D’une surface d’environ 570’000 km², bordée par la France, les Pays-Bas, la Belgique, l’Allemagne, le Danemark, la Norvège et le Royaume-Uni, la mer du Nord est un carrefour non seulement de voies de navigation essentielles pour le commerce maritime mais aussi de câbles sous-marins de télécommunications reliant le continent nord-américain à l’Europe, comme l’Atlantic Crossing-1. En outre, prisée pour ses abondantes ressources halieutiques, elle est aussi une zone de première importance en matière d’énergie, avec ses sites d’exploitation d’hydrocarbures et ses parcs d’éoliennes. En un mot, elle est stratégique.

D’où l’intérêt que lui porte la Russie, qui, sous couvert de recherches scientifques, y envoie régulièrement des navires océanographiques. Fin 2022, l’un d’eux, en l’occurrence « l’Amiral Vladimirsky », fit parler de lui pour avoir navigué près des parcs éoliens situés au large du Danemark et du Royaume-Uni. Une équipe de journalistes de la chaîne de télévision danoise DR qui s’en était approchée avec une embarcation légère avait été priée de déguerpir par deux soldats encagoulés et armés.

Diffusé justement par DR en avril 2023, le documentaire « La guerre de l’ombre » mit en évidence le recours par le renseignement russe à des chalutiers dotés d’équipements de surveillance et de collecte de données pour sillonner la mer du Nord. Comme au temps de la Guerre froide et de l’Union soviétique.

Une telle activité n’est pas toujours aisée à quantifier, étant donné que les navires se livrant à des activités suspectes et/ou illégales coupent généralement leur système AIS [Automatic Identification System], dont la finalité est de permettre d’identifier et de localiser les bateaux.

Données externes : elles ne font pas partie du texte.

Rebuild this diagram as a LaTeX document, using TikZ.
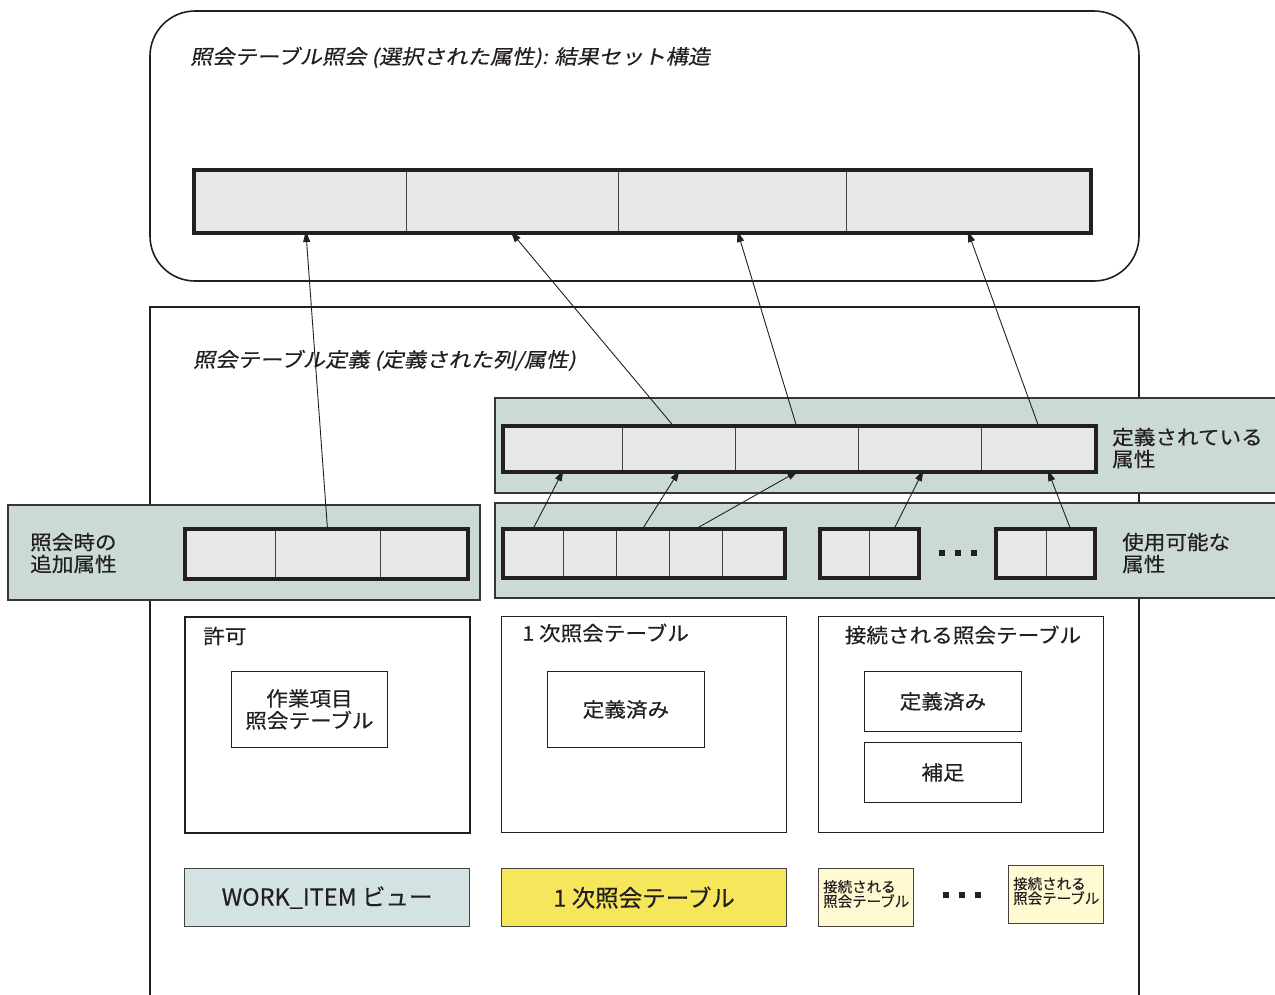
\documentclass[tikz,border=0pt]{standalone}
\usepackage{fontspec}
\setmainfont[FakeStretch=1.08,FakeBold=0.4]{Noto Sans CJK JP}
\newfontfamily\jpit[FakeSlant=0.2,FakeStretch=1.11,FakeBold=0.4]{Noto Sans CJK JP}
\newfontfamily\jpn[FakeBold=0.4]{Noto Sans CJK JP}
\usetikzlibrary{arrows.meta}
\definecolor{linec}{HTML}{231F20}
\definecolor{cellgray}{HTML}{E6E7E8}
\definecolor{bandgreen}{HTML}{CCDAD4}
\definecolor{wiblue}{HTML}{D3E2E2}
\definecolor{yel}{HTML}{F6E65C}
\definecolor{ltyel}{HTML}{FFFAD2}
\newcommand{\lblfont}{\fontsize{20}{22}\selectfont}
\newcommand{\ttlfont}{\jpit\fontsize{20}{22}\selectfont}
\newcommand{\botfont}{\jpn\fontsize{23.5}{25}\selectfont}
\newcommand{\smallfont}{\jpn\fontsize{14.5}{14.5}\selectfont}
\newcommand{\attrbar}[4]{%
  \foreach \xa/\xb [count=\i] in {#4} {%
    \node[cell, minimum width={\xb-\xa}, minimum height={#3-#2}] (#1\i) at ({(\xa+\xb)/2},{(#2+#3)/2}) {};
  }%
}
\tikzset{
  frame/.style={draw=linec, line width=1.6pt},
  cell/.style={draw=linec!85, line width=0.8pt, fill=cellgray, inner sep=0pt, outer sep=0pt},
  barframe/.style={draw=linec, line width=4pt},
  band/.style={draw=linec!90, line width=1.5pt, fill=bandgreen, inner sep=0pt, outer sep=0pt, anchor=north west},
  arr/.style={draw=linec, line width=0.9pt, -{Triangle[length=11pt,width=7pt]}},
  lbl/.style={inner sep=0pt, text=linec, font=\lblfont},
  ttl/.style={inner sep=0pt, text=linec, font=\ttlfont, anchor=base west},
  thickbox/.style={draw=linec, line width=1.6pt, inner sep=0pt, anchor=north west},
  thinbox/.style={draw=linec, line width=0.9pt, inner sep=0pt, anchor=north west},
  botbox/.style={draw=linec!85, line width=1.2pt, inner sep=0pt, anchor=north west, text=linec},
  dotsq/.style={fill=linec, minimum size=5.5pt, inner sep=0pt},
}
\begin{document}
\begin{tikzpicture}[x=1pt,y=-1pt]
\useasboundingbox (0,0) rectangle (1275,994);
% frames
\draw[frame, rounded corners=45pt] (150,11) rectangle (1139,281);
\draw[frame] (150,1010) -- (150,307) -- (1139,307) -- (1139,1010);
\node[ttl] (t1) at (190,64) {照会テーブル照会 (選択された属性): 結果セット構造};
\node[ttl] (t2) at (193,367) {照会テーブル定義 (定義された列/属性)};
% result bar
\attrbar{rs}{170}{233}{194/406,406/618,618/846,846/1091}
\draw[barframe] (rs1.north west) rectangle (rs4.south east);
% bands
\node[band, minimum width=795, minimum height=95] (bdef) at (495,398) {};
\node[band, minimum width=795, minimum height=95] (bav) at (495,503) {};
\node[band, minimum width=472, minimum height=95] (bleft) at (8,505) {};
% defined attributes bar
\attrbar{df}{426}{472}{503/622,622/735,735/858,858/981,981/1096}
\draw[barframe] (df1.north west) rectangle (df5.south east);
% left bar
\attrbar{lb}{529}{579}{185/275,275/380,380/468}
\draw[barframe] (lb1.north west) rectangle (lb3.south east);
% available bars
\attrbar{av}{529}{578}{503/563,563/616,616/669,669/722,722/785}
\draw[barframe] (av1.north west) rectangle (av5.south east);
\attrbar{bb}{529}{578}{820/869,869/919}
\draw[barframe] (bb1.north west) rectangle (bb2.south east);
\attrbar{bc}{529}{578}{996/1046,1046/1095}
\draw[barframe] (bc1.north west) rectangle (bc2.south east);
\node[dotsq] (d1) at (942,553) {};
\node[dotsq] (d2) at (958,553) {};
\node[dotsq] (d3) at (974,553) {};
% band labels
\node[lbl, anchor=west, align=left] (ldef) at (1112,448) {定義されている\\属性};
\node[lbl, anchor=west, align=left] (lav) at (1122,553) {使用可能な\\属性};
\node[lbl, anchor=west, align=left] (lleft) at (30,553) {照会時の\\追加属性};
% lower boxes
\node[thickbox, minimum width=285, minimum height=216] (perm) at (184,616) {};
\node[lbl, anchor=west] (permt) at (203,636) {許可};
\node[thinbox, minimum width=156, minimum height=76, align=center, font=\lblfont, text=linec] (wiq) at (231,671) {作業項目\\照会テーブル};
\node[thinbox, minimum width=285, minimum height=216] (prim) at (501,616) {};
\node[lbl, anchor=west] (primt) at (522,633) {1 次照会テーブル};
\node[thinbox, minimum width=157, minimum height=76, font=\lblfont, text=linec] (pdef) at (547,671) {定義済み};
\node[thinbox, minimum width=285, minimum height=216] (join) at (818,616) {};
\node[lbl] (joint) at (963,635) {接続される照会テーブル};
\node[thinbox, minimum width=157, minimum height=60, font=\lblfont, text=linec] (jdef) at (864,671) {定義済み};
\node[thinbox, minimum width=157, minimum height=60, font=\lblfont, text=linec] (jsup) at (864,742) {補足};
% bottom boxes
\node[botbox, fill=wiblue, minimum width=285, minimum height=58, font=\botfont] (wiv) at (184,868) {WORK\_ITEM ビュー};
\node[botbox, fill=yel, minimum width=285, minimum height=58, font=\botfont] (ptab) at (501,868) {1 次照会テーブル};
\node[botbox, fill=ltyel, minimum width=95, minimum height=58] (jt1) at (818,868) {};
\node[inner sep=0pt, anchor=west, align=left, font=\smallfont, text=linec] (jt1t) at (823,894) {接続される\\照会テーブル};
\node[botbox, fill=ltyel, minimum width=95, minimum height=58] (jt2) at (1008,865) {};
\node[inner sep=0pt, anchor=west, align=left, font=\smallfont, text=linec] (jt2t) at (1013,891) {接続される\\照会テーブル};
\node[dotsq] (e1) at (946,895) {};
\node[dotsq] (e2) at (962,895) {};
\node[dotsq] (e3) at (978,895) {};
% arrows
\draw[arr, shorten >=-2pt] (lb2.north) -- ([xshift=6pt]rs1.south);
\draw[arr, shorten >=-2pt] ([xshift=-5pt]df2.north) -- (rs2.south);
\draw[arr, shorten >=-2pt] (df3.north) -- ([xshift=6pt]rs3.south);
\draw[arr, shorten >=-2pt] (df5.north) -- (rs4.south);
\draw[arr, shorten >=-2pt] (av1.north) -- (df1.south);
\draw[arr, shorten >=-2pt] (av3.north) -- (df2.south);
\draw[arr, shorten >=-2pt] (av4.north) -- (df3.south);
\draw[arr, shorten >=-2pt] (bb2.north) -- ([xshift=3pt]df4.south);
\draw[arr, shorten >=-2pt] (bc2.north) -- ([xshift=10pt]df5.south);
\end{tikzpicture}
\end{document}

Ce dispositif est obligatoire pour tous les navires de plus de 15 mètres de long ou pouvant accueillir plus de 11 passagers à leur bord. Les petits chalutiers et les voiliers ne sont donc pas tenus de s’y soumettre.

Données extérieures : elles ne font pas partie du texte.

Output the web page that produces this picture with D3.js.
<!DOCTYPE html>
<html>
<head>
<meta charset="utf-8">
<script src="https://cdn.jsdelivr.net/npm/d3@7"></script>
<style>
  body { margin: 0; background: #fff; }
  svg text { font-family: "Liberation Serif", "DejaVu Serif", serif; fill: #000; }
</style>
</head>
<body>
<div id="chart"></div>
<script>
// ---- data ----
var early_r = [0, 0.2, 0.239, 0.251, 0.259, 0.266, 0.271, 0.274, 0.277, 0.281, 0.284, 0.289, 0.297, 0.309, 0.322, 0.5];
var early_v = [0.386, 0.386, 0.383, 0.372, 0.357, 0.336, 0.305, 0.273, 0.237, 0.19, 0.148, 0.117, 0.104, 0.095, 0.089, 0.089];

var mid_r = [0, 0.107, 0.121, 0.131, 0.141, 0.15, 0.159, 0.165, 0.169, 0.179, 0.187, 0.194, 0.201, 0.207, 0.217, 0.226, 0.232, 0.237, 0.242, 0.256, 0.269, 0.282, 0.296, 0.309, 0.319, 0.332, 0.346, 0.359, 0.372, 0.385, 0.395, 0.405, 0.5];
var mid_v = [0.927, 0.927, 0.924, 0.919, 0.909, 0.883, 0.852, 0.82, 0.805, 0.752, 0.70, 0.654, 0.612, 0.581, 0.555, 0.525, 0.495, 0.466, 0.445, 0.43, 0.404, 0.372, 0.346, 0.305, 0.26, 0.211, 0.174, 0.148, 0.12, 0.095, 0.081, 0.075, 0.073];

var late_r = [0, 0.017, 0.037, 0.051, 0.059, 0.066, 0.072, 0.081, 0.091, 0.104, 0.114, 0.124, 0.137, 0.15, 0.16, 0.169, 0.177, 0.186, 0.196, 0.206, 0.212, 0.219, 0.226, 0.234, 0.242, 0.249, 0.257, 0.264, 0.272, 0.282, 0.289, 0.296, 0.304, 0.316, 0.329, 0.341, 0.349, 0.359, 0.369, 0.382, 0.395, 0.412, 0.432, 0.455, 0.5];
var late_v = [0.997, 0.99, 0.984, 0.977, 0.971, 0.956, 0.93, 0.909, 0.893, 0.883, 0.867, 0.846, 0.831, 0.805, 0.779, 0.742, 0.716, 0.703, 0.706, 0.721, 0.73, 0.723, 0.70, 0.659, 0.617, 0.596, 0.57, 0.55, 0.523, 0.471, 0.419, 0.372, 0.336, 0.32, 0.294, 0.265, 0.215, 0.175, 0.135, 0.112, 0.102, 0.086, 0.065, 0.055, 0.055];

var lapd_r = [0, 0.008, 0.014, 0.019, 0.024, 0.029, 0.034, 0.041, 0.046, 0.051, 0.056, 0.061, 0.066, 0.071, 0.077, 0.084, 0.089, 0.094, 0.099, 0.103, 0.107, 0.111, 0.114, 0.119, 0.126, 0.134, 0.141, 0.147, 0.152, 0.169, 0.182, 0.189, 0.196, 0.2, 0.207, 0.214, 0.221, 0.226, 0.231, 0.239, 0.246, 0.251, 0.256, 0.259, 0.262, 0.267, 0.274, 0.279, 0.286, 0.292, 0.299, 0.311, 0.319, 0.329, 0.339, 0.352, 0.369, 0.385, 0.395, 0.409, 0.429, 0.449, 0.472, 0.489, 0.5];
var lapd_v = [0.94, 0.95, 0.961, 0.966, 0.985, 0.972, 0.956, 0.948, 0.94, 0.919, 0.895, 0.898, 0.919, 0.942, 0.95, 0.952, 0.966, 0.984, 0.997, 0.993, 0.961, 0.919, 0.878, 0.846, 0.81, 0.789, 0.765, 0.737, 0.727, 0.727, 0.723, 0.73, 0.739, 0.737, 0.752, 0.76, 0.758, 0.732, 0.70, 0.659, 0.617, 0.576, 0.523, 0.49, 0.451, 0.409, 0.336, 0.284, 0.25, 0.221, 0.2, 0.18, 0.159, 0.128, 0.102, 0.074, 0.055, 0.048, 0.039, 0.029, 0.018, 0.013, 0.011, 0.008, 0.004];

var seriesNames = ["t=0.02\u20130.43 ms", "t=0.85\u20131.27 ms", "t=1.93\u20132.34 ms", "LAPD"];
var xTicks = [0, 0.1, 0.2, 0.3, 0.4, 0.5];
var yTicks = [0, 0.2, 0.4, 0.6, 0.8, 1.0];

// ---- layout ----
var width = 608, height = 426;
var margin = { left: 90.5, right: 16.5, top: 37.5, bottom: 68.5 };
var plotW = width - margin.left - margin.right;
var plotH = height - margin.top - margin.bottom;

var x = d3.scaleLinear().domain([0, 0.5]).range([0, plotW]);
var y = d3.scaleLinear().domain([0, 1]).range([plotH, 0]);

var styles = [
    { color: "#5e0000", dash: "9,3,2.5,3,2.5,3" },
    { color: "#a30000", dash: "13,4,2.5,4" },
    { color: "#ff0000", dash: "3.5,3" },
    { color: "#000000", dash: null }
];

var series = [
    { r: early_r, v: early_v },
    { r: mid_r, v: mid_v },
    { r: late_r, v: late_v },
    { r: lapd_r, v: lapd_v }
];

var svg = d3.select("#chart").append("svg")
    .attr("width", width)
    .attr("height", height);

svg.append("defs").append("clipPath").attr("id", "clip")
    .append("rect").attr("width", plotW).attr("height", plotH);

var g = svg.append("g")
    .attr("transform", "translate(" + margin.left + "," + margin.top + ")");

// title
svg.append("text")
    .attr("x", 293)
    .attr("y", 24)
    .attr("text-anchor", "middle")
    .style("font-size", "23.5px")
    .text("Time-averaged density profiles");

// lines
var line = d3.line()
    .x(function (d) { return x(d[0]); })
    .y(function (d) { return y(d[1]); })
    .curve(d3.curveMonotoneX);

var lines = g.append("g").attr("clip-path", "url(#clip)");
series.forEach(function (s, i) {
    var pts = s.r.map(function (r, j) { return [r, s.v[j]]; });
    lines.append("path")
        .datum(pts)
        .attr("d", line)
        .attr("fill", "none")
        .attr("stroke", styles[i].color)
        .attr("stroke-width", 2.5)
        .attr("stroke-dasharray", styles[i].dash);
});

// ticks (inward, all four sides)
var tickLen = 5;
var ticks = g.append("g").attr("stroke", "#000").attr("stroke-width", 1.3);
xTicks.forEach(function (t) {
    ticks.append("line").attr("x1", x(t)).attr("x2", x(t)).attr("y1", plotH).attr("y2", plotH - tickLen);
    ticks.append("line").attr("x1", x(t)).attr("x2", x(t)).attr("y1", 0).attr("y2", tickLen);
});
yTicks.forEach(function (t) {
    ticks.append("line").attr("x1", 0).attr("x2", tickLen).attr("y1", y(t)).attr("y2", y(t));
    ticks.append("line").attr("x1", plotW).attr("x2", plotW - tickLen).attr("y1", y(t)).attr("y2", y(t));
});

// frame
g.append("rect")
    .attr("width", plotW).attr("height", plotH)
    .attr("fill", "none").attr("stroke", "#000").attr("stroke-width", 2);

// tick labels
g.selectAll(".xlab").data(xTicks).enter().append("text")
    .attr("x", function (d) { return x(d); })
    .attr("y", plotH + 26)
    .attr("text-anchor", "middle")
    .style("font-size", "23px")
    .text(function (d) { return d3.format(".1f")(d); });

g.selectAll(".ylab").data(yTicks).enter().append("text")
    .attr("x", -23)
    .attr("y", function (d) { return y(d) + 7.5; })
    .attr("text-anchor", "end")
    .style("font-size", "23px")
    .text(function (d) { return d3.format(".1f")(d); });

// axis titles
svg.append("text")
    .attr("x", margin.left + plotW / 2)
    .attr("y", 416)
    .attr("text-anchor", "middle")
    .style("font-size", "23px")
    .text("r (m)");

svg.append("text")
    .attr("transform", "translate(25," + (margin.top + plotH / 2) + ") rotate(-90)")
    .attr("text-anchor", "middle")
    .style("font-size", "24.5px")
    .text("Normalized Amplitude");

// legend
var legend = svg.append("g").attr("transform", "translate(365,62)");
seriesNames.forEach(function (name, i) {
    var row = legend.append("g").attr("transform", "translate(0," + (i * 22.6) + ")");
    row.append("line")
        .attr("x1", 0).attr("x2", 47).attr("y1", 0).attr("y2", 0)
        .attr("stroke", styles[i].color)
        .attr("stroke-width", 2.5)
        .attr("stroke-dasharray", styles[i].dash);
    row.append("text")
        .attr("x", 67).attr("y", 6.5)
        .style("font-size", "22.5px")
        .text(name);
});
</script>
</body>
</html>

Cela étant, avec le soutien du ministère des Armées, l’entreprise française Unseenlabs a mis au point une capacité de surveillance maritime reposant sur la détection de radiofréquence [RF] par satellite. En clair, celle-ci permet de repérer et de suivre les navires ayant désactivé leur AIS [ou qui n’en ont pas] grâce à leurs émissions électromagnétiques.

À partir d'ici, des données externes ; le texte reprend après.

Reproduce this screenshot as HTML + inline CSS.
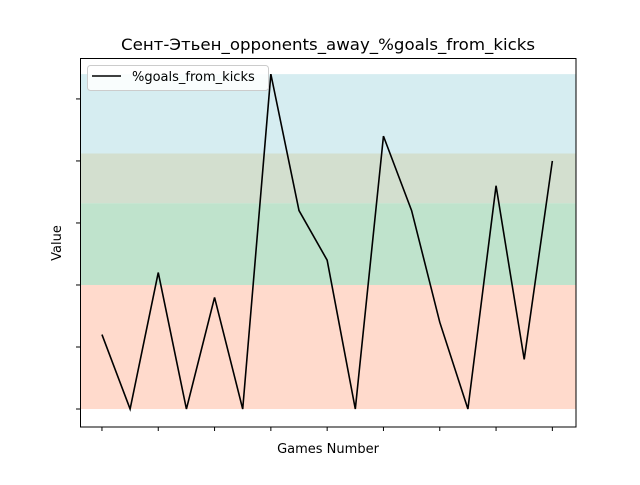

Ainsi, les 12 et 13 février, Unseenlabs s’est particulièrement intéressée à la mer du Nord. Les résultats de cette courte « campagne » ont été publiés ce 18 juillet. Au total, 637 bateaux ont été détectés… et parmi eux, 7 % [soit 43 exactement] n’avaient pas d’AIS actif. Soit parce qu’ils n’étaient pas tenus d’en posséder un, soit parce qu’ils souhaitaient rester sous les radars.

Mais le plus intéressant est que, d’après les cartes fournies par Unseenlabs, plusieurs de ces navires « fantômes » – une bonne vingtaine – ont été repérés soit le long de plusieurs câbles sous-marins de télécommunications [AC-1, Leif Erikson et le BT Highlands and Islands Submarine Cable System], soit à proximité d’un parc éolien offshore.

« Cette étude de cas démontre la nécessité de protéger les infrastructures vitales de la mer du Nord face aux menaces maritimes croissantes. La technologie avancée d’Unseenlabs permet de surveiller les navires, de fournir des données exploitables pour atténuer les risques et prévenir les dommages potentiels », a ainsi fait valoir la PME française.

Cette menace sur les infrastructure critiques a d’ailleurs incité l’Otan à lancer le programme HEIST [Hybrid Space and Submarine Architecture project to Ensure Information Security of Telecommunications], lequel vise à détecter les anomalies sur les câbles sous-marins et, le cas échéant, ) réorienter le trafic Internet vers des systèmes satellitaires.